1973年、今から48年前のこと。身長167㎝、体重48㎏のガリガリの、まだ幼い顔をした脇屋少年が初めて就職した日が3月24日である。同期で入社したのは15名だったと思う。中卒は脇屋友詞1人のみ。高校を卒業して入ったのが半分くらい、ほかは専門学校を卒業してからの入社だった。
入社の日。赤坂見附駅前の信号を渡ると、ピンクと白の縞模様の『赤坂東急ホテル』があり、外堀通り沿いに虎ノ門方面に向かって歩いて行くと『ホテルニュージャパン』、その横に『ナイトシアターロイヤル赤坂』があり、畠山みどりや欧陽菲菲などの顔がバーンと描かれた大きな看板を見て「都会だな!」と思い、さらに歩き進むと日枝神社にたどり着いた。大きな鳥居のふもとの桜は七分、八分咲きだったと思う。
そのすぐ傍に『山王飯店』があり、オーナーは読売巨人軍の王貞治選手の後援会長でもあった。
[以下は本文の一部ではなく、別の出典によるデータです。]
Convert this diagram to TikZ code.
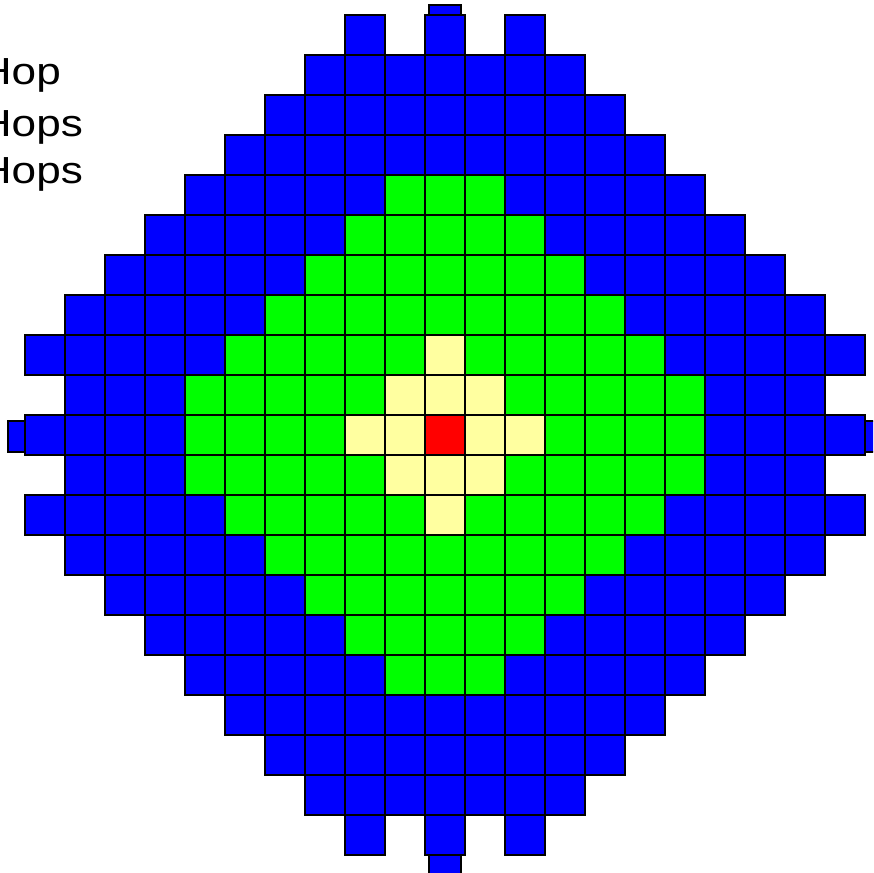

とても大きな店で、結婚式は4、500名、レストランは150名ぐらい入れる規模だった。正面にはライオンの置物が対で鎮座し、中に入って行くと右が宴会場、左がレストラン。レストランの扉を開けると見渡す限り金と赤で、まるで竜宮城のよう。中国映画に出てくる宮廷の晩餐会でもできそうな雰囲気に驚きとめまいがしたのを覚えている。
僕は何も知らずに中国料理の調理場にポンと放り込まれ、寮生活というのを始めた。麻布十番の公園のすぐ横にある寮で、実家からは紙箪笥、ファンシーケースと布団が送られてきた。優しい先輩が多く、「困ったことがあったら何でも言いなさい」と、大人が子供を出迎えるように接してくれたことが、つい昨日のように蘇ってくるから不思議である。それが1973年3月の思い出である。長い1週間が過ぎ、同期の新入社員が勢揃いしたのは4月1日だった。
さて、15歳の少年は寮生活を2日、3日と過ごし、何が嬉しいかというとご飯がいっぱい食べられること。おかずもいっぱい食べられる。ただ、見習いは常に先輩の間で立ったまま賄いを食べる。これは嬉しくなかった(笑)。
新入りの僕の仕事は鍋洗い。毎日毎日鍋を洗う。最初の優しい先輩はどこへ行ったの!? 1カ月も過ぎると優しさはほとんど消え、「鍋の回りをよく擦れ!」「白い料理が全部黒くなるんだ!」と怒られたことが、鍋のこびりつきのように頭にこびりついている。上海料理は煮込みものが多い。煮込み料理は煮汁を強火でブワーッと煽り、煽ることでとろみが香り、それが上海料理の醍醐味である。だが、僕にとっては醍醐味どころか大迷惑である。とろみがこびりついた鍋を毎日何千枚と洗わなくてはならない。日本料理やフランス料理と違い、炒め物(白い料理)、スープから煮込みまでひとつの鍋ですべてを作るのが中国料理の技である。急いで洗うと煮込みのとろみでついたこびりつきが落としきれない。その鍋を火にかけると墨のようなものがスープに浮かんでくる…。そして先輩の怒声が飛んでくる…。
長い長い修業のスタート、いよいよ先輩のかわいがり(笑)が始まるのである。